An initial step in building any Quality Engineering practice is to automate as much functional testing as possible. This is usually the low-hanging fruit and frees up the Quality Engineers to conduct higher value exploratory testing and test more complex scenarios. After the functional test automation is defined and implemented, a team has lots of options to automate other types of testing, including security testing, usability testing, or performance testing.
For our practice, we found the process of conducting performance testing on back-end code had concrete repeatable steps which yielded measurable results that could be compared. And so, we decided to first focus on automating our back-end performance testing.
Our automated performance testing solution is comprised of a C# based application to query our test databases and construct sample datasets. These datasets are used as our test input to our JMeter scripts which are dynamically generated based on the endpoint we’re targeting, the number of simultaneous users, and the number of rows in the dataset. Once we have our input data and our test script, we execute this script against the developer’s changes while also running against an instance of our production code.
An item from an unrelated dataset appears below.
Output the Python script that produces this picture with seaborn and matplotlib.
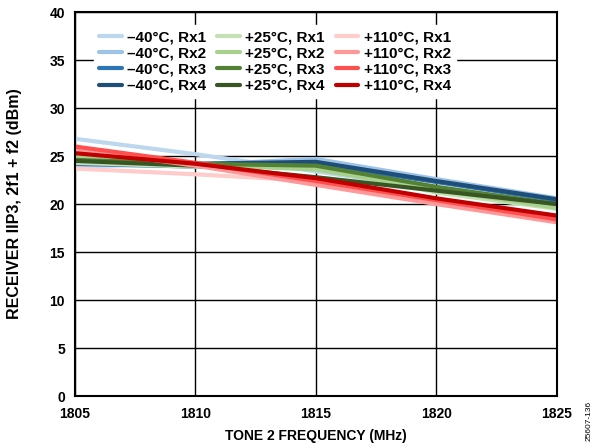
import numpy as np
import pandas as pd
import matplotlib
matplotlib.use("Agg")
import matplotlib.pyplot as plt
import seaborn as sns

# Data
freq = [1805, 1810, 1815, 1820, 1825]

m40_rx1 = [26.8, 25.2, 23.4, 21.6, 20.2]
m40_rx2 = [24.0, 24.1, 24.7, 22.6, 20.6]
m40_rx3 = [24.2, 23.9, 24.2, 22.3, 20.4]
m40_rx4 = [24.8, 24.2, 24.4, 22.4, 20.5]

p25_rx1 = [24.3, 23.9, 23.9, 21.2, 19.5]
p25_rx2 = [25.0, 24.1, 23.6, 21.5, 19.6]
p25_rx3 = [24.6, 24.2, 24.0, 21.8, 20.0]
p25_rx4 = [24.5, 24.0, 22.8, 21.4, 20.0]

p110_rx1 = [23.7, 23.1, 22.4, 20.4, 18.6]
p110_rx2 = [25.7, 24.0, 22.0, 20.0, 18.1]
p110_rx3 = [26.0, 24.3, 22.4, 20.4, 18.4]
p110_rx4 = [25.3, 24.2, 22.7, 20.6, 18.8]

labels = ["\u201340\u00b0C, Rx1", "\u201340\u00b0C, Rx2", "\u201340\u00b0C, Rx3", "\u201340\u00b0C, Rx4",
          "+25\u00b0C, Rx1", "+25\u00b0C, Rx2", "+25\u00b0C, Rx3", "+25\u00b0C, Rx4",
          "+110\u00b0C, Rx1", "+110\u00b0C, Rx2", "+110\u00b0C, Rx3", "+110\u00b0C, Rx4"]
series = [m40_rx1, m40_rx2, m40_rx3, m40_rx4,
          p25_rx1, p25_rx2, p25_rx3, p25_rx4,
          p110_rx1, p110_rx2, p110_rx3, p110_rx4]
colors = ["#bdd7ee", "#9dc3e6", "#2e75b6", "#1f4e79",
          "#c5e0b4", "#a9d18e", "#548235", "#375623",
          "#ffcccc", "#ff9999", "#ff5050", "#c00000"]

rows = []
for lab, vals in zip(labels, series):
    for f, v in zip(freq, vals):
        rows.append({"freq": f, "iip3": v, "series": lab})
df = pd.DataFrame(rows)

sns.set_style("white")
plt.rcParams['font.family'] = ['Liberation Sans', 'DejaVu Sans']
plt.rcParams['font.weight'] = 'bold'
for k in ['text.color', 'axes.labelcolor', 'xtick.color', 'ytick.color']:
    plt.rcParams[k] = 'black'

fig = plt.figure(figsize=(5.98, 4.48), dpi=100)
ax = fig.add_axes([0.125, 0.116, 0.806, 0.857])

sns.lineplot(data=df, x="freq", y="iip3", hue="series", hue_order=labels,
             palette=dict(zip(labels, colors)), linewidth=3, ax=ax, legend=False)

ax.set_xlim(1805, 1825)
ax.set_ylim(0, 40)
ax.set_xticks(freq)
ax.set_yticks(np.arange(0, 41, 5))
ax.grid(True, color="black", linewidth=1)
ax.set_axisbelow(True)
for s in ax.spines.values():
    s.set_color("black")
    s.set_linewidth(1.5)
ax.tick_params(axis="x", labelsize=10, length=0, pad=8, labelcolor="black")
ax.tick_params(axis="y", labelsize=10, length=0, pad=7, labelcolor="black")
for t in ax.get_xticklabels() + ax.get_yticklabels():
    t.set_fontweight("bold")

ax.set_xlabel("TONE 2 FREQUENCY (MHz)", fontsize=10, fontweight="bold", labelpad=6)
ax.set_ylabel("RECEIVER IIP3, 2f1 + f2 (dBm)", fontsize=11.5, fontweight="bold")
ax.yaxis.set_label_coords(-0.11, 0.5)

handles = [plt.Line2D([0], [0], color=c, lw=3) for c in colors]
leg = ax.legend(handles, labels, ncol=3, loc="upper left", bbox_to_anchor=(0.025, 0.985),
                frameon=True, facecolor="white", edgecolor="white", framealpha=1,
                fontsize=11, handlelength=1.5, handletextpad=0.35, columnspacing=0.7,
                labelspacing=0.15, borderpad=0.3)
for t in leg.get_texts():
    t.set_fontweight("bold")
    t.set_color("black")

fig.text(0.985, 0.06, "25607-136", rotation=90, fontsize=6, fontweight="normal",
         ha="center", va="center")

fig.savefig("out.png", dpi=100)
Once the tests are complete, we not only compare the performance metrics between the two branches but, if applicable, we look at the content of the responses that are returned. This allows us to conduct functional testing as well as performance testing all within the continuous integration pipeline.
As both the code and the suite of tests grow, the execution time of our test suite increases which conflicts with our goal of providing results as quickly as possible. To manage this, the performance tests monitor changes to files and only the appropriate tests are executed upon commit, thus ensuring the time it takes for a result is optimized.
In addition to testing individual branches, we opted to execute our entire suite of performance tests periodically throughout the duration of our development sprint. This regression testing enables us to measure the performance of the whole system, once all branches have been merged.
We store the results of all our performance test runs. A separate process then analyzes the stored performance run data and reports on the results of the runs daily in comparison to previous runs across several reporting periods. This process allows us to stop any slow performing code from being released into production, to view the performance trendline of endpoints over time, and to provide corrective measures, if needed, before our customers experience a degradation of performance.
We’ve seen some great measurable benefits since implementing automated performance testing! For example, we recently completed a comparison of ten proposed code changes, measuring the performance and functionality of each branch against one another. We were accurately able to see which code change had the least impact, rejecting nine of the branches as they didn’t meet our performance requirements. This testing would normally have taken us a day or more to complete, however, we were able to provide results within a couple hours and without taking up manual testing time!
The next step for our team will be to integrate application monitoring (CPU usage, memory usage) during the test runs. This will give us an even richer dataset and enable us to be proactive in preventing issues should we see them in testing. We’ll also explore how we can take the lessons and steps learned in our implementation for back-end performance testing and apply them to front-end performance testing so that our team can benefit from these gains across our entire development lifecycle!